__Written problem__
Pull every "that" line out of the data below.

__Collected material__

----------

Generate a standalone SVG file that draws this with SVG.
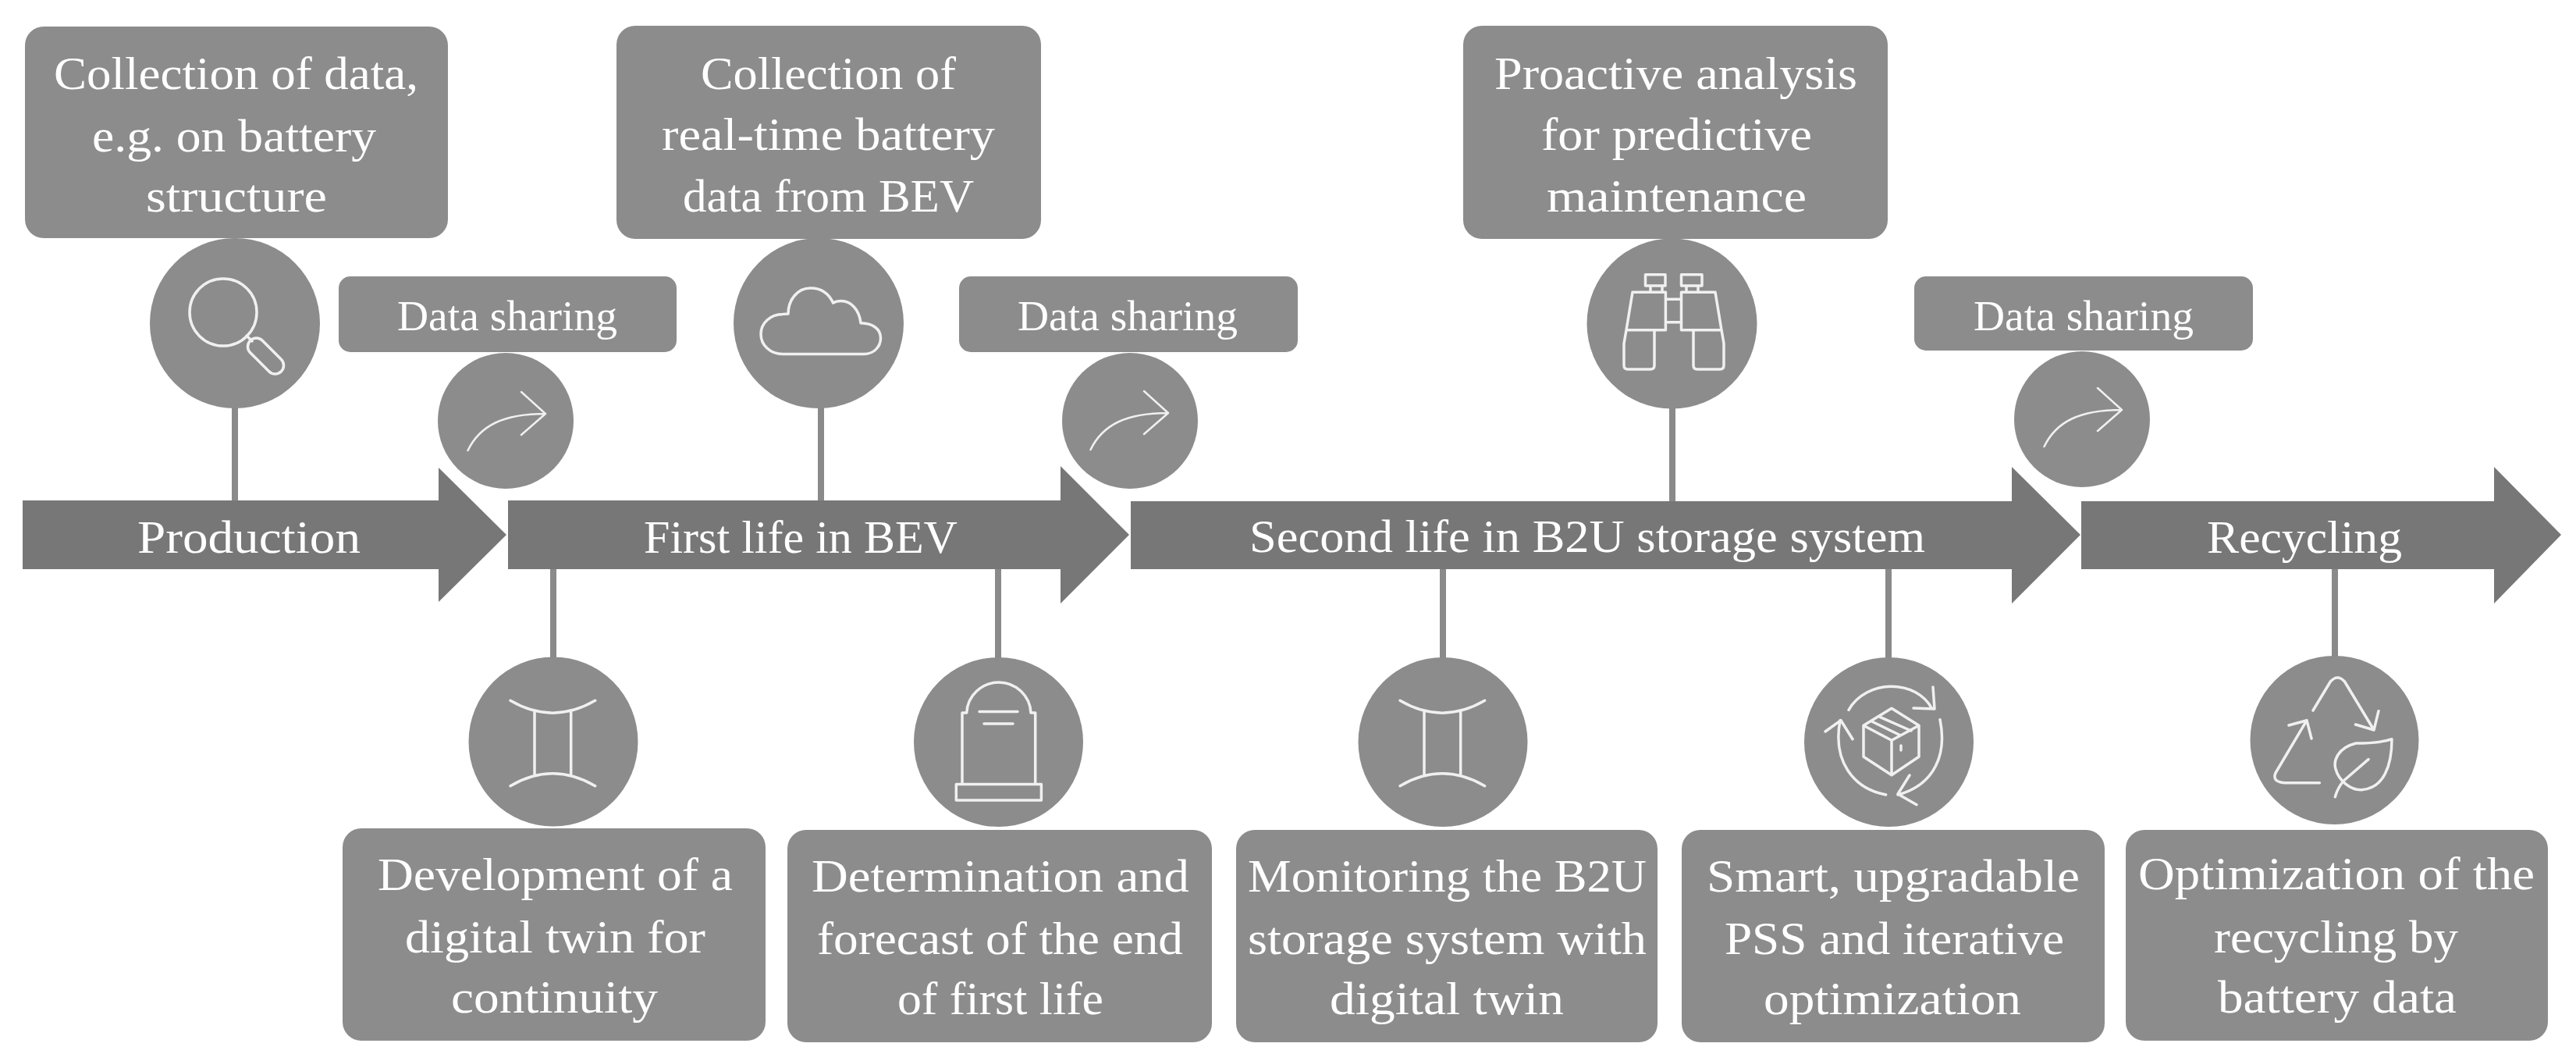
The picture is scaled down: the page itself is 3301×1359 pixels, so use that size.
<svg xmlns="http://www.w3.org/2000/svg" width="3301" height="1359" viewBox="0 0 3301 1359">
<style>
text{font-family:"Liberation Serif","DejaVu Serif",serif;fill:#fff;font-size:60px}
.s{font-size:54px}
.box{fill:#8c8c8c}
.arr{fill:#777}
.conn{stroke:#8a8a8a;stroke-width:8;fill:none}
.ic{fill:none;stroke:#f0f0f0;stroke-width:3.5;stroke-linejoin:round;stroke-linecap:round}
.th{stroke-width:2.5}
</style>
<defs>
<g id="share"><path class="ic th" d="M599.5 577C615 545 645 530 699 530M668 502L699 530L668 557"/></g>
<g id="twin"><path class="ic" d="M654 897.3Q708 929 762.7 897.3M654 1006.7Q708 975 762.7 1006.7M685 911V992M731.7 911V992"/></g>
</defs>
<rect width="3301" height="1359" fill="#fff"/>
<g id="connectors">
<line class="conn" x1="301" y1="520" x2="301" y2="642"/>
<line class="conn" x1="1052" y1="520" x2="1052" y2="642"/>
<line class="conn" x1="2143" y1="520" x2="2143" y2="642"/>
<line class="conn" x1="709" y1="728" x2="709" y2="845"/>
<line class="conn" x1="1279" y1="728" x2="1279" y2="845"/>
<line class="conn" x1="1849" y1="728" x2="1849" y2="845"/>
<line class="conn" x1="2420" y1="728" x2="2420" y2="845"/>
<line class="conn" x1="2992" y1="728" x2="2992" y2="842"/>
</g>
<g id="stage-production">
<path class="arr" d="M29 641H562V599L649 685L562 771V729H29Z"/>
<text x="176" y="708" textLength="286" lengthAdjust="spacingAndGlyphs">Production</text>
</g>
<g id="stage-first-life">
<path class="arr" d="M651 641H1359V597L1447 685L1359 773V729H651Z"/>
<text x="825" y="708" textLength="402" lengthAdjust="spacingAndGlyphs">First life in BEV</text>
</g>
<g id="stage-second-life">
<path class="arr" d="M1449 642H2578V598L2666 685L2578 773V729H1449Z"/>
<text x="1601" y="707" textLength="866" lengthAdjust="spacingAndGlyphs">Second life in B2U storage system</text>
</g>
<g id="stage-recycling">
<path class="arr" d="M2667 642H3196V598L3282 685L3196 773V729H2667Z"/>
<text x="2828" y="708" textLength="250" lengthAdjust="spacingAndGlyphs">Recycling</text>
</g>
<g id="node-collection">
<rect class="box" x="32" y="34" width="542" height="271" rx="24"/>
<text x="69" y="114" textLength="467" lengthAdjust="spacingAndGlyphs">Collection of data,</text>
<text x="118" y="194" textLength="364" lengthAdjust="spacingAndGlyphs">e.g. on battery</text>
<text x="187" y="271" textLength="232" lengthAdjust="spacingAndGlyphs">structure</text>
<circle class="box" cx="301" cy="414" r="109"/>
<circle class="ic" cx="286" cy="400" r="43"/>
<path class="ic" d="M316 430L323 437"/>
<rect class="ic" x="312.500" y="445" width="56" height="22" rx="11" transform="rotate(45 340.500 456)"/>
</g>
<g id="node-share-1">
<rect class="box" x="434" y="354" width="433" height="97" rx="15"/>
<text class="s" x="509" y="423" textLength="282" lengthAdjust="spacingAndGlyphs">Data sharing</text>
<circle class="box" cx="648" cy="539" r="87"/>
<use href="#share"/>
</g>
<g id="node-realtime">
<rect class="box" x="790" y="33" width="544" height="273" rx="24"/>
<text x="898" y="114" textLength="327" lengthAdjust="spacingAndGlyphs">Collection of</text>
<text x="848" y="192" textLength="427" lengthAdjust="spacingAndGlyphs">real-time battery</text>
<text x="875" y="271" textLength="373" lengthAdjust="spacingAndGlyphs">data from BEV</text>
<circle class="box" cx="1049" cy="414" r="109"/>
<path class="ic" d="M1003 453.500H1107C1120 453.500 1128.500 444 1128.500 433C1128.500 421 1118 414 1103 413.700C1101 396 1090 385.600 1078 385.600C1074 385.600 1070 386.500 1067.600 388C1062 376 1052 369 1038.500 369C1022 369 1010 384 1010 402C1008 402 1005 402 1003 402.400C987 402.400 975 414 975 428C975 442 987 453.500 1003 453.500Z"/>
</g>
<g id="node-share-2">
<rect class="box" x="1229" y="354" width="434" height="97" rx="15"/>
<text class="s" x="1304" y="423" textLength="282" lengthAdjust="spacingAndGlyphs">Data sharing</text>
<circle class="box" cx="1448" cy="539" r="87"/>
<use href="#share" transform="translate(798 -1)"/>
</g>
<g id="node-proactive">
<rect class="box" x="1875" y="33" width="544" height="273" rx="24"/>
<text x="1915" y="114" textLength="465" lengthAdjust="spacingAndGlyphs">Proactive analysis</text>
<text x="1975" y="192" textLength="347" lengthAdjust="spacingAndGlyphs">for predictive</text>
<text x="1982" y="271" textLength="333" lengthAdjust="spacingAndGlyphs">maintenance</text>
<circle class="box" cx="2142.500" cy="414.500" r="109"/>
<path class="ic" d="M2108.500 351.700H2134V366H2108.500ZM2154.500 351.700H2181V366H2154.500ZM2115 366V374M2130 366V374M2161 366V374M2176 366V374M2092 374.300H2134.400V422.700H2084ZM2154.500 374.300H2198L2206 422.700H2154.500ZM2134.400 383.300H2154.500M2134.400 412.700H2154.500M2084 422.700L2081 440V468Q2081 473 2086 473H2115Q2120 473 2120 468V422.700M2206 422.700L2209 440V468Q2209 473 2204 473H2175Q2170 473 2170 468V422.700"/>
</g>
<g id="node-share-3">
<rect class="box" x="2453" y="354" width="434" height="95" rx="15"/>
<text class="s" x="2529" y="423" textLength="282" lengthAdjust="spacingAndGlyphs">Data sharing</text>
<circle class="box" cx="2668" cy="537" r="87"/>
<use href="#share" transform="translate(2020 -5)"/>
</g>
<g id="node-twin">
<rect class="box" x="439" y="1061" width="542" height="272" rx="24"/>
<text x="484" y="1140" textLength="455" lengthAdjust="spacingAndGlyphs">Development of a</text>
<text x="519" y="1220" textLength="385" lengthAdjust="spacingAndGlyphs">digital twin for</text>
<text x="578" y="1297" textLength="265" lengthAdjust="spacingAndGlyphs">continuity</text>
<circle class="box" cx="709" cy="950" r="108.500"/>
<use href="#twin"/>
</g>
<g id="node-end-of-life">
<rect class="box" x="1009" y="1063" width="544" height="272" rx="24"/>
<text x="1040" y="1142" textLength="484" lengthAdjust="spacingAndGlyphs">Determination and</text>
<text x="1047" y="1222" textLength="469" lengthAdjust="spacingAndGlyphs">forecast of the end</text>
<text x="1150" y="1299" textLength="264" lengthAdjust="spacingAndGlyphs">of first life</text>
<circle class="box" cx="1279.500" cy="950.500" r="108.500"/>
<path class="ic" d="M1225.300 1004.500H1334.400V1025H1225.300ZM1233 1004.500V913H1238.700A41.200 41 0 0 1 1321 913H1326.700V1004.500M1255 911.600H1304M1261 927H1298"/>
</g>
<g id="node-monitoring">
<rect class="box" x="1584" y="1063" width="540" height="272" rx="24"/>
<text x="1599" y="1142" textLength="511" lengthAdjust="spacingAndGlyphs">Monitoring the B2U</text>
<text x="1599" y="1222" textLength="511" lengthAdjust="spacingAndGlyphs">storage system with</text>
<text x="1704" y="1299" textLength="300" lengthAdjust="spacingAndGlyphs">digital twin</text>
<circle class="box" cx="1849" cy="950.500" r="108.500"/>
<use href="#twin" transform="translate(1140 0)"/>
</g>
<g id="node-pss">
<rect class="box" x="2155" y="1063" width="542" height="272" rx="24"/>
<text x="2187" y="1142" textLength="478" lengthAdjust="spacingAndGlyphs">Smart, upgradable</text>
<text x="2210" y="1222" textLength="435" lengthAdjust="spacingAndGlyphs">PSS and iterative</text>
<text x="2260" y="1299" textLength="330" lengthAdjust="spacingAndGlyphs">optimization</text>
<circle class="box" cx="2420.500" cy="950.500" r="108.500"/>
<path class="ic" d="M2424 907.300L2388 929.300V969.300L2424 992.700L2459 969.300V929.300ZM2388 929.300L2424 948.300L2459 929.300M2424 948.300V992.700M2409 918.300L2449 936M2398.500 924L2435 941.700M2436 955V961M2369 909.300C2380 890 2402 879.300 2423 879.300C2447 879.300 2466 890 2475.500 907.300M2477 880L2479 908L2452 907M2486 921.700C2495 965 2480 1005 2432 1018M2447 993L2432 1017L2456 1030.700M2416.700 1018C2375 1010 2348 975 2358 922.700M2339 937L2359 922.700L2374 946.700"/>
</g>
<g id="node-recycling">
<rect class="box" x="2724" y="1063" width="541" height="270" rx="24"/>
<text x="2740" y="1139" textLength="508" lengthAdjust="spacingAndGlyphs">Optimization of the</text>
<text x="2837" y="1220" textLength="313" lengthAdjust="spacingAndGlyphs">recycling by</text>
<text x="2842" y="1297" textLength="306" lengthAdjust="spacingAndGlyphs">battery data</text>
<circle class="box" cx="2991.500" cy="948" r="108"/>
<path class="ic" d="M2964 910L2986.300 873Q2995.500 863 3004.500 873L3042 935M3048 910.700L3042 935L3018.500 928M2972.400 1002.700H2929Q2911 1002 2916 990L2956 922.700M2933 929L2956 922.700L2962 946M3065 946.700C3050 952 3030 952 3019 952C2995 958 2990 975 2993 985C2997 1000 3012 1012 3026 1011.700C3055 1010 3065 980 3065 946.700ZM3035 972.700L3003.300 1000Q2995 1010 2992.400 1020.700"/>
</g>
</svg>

----------

__Expected answer__
Generate a standalone SVG file that draws this with SVG.
The picture is scaled down: the page itself is 3301×1359 pixels, so use that size.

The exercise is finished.